Maybe you don’t want to get caught. Or you could be in the camp of not wanting to be single. Either group you fall in, there are bound to be questions or whispers about you over the cookie tray.
How are you supposed to deal with all the questions you really don’t want to answer when you’re single during the holidays?
16 Snarky Burns for when You’re Asked why are you Single During the Holidays
If you’re single during the holidays, I say “kill em with sarcasm.”
Not kill em literally of course, but blow them over with your wit or mine will get your fam to hush it for once.
I love self-help advice as much as the next person, (and give plenty of it myself). But today is a special day. It’s a kill em with Thanksgiving sarcasm kind of day.
This is the one day of the year where you just want to enjoy your turkey, and watch football. And after that take a well-deserved nap on the couch with the cousins you only see twice a year.
Show your family the love and how much you love yourself.
This holiday season I think sarcasm will be the best annoying uncle repellant. Ever. However use it wisely. Your family doesn’t know you’re as funny as Steve Harvey . . . just yet. But soon, very soon they will.
But I guess no matter what you say, they’ll still be your family and love you (hopefully).
Here are a few answers I’ve come up with for you.

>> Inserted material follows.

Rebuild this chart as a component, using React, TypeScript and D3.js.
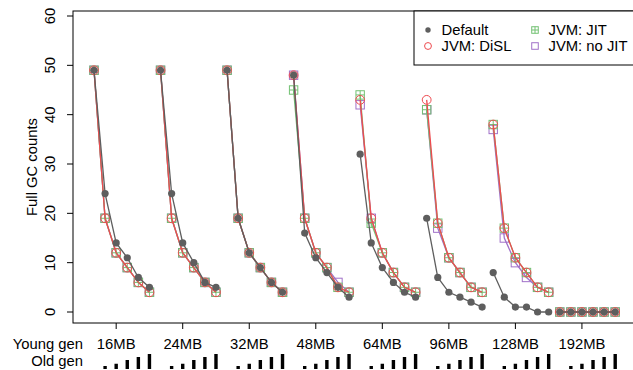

Q: Why are you still single during the holidays?
A: I did have a great boyfriend, but he discovered my tail and things just fell apart after that.
A: I’m not single I’m married to my freedom.
A: The first thing I do when I see a hot guy is I avoid contact and hope he’ll leave me alone.
A: I started wearing a wedding ring because when I walked down the street guys wouldn’t leave me alone! It was getting exhausting.
A: Being single during the holidays is the best time I’ve ever had in my life.
A: Most people just bore me.
A: Becuase I think it’s awesome. You should try it sometime.
A: The only person I have to check in with is my cat.
A: Most people don’t know how to handle how awesome I am.
A: I’m kind of a big dill. You know, like a pickle.
A: I hate it when people ask me, “why are you still single!”
A: I love living in the void, but you probably wouldn’t get it.
A: When I was online, I thought I found “the one.” He ended up being a catfisher and stole all my money. Can I borrow $1000?
A: Nobody can handle my addiction to Fortnight.
A: I don’t know. Do you have any guesses why I’m still single?
A: When did you become so nosy?
Of course, I write these answers in jest, (sort-of). But I hope you have fun with them and however you choose to use them. This should give you plenty of ammo to use when your family tries to pry into your life on Thanksgiving.
I like to choose my weapons wisely. And my partners.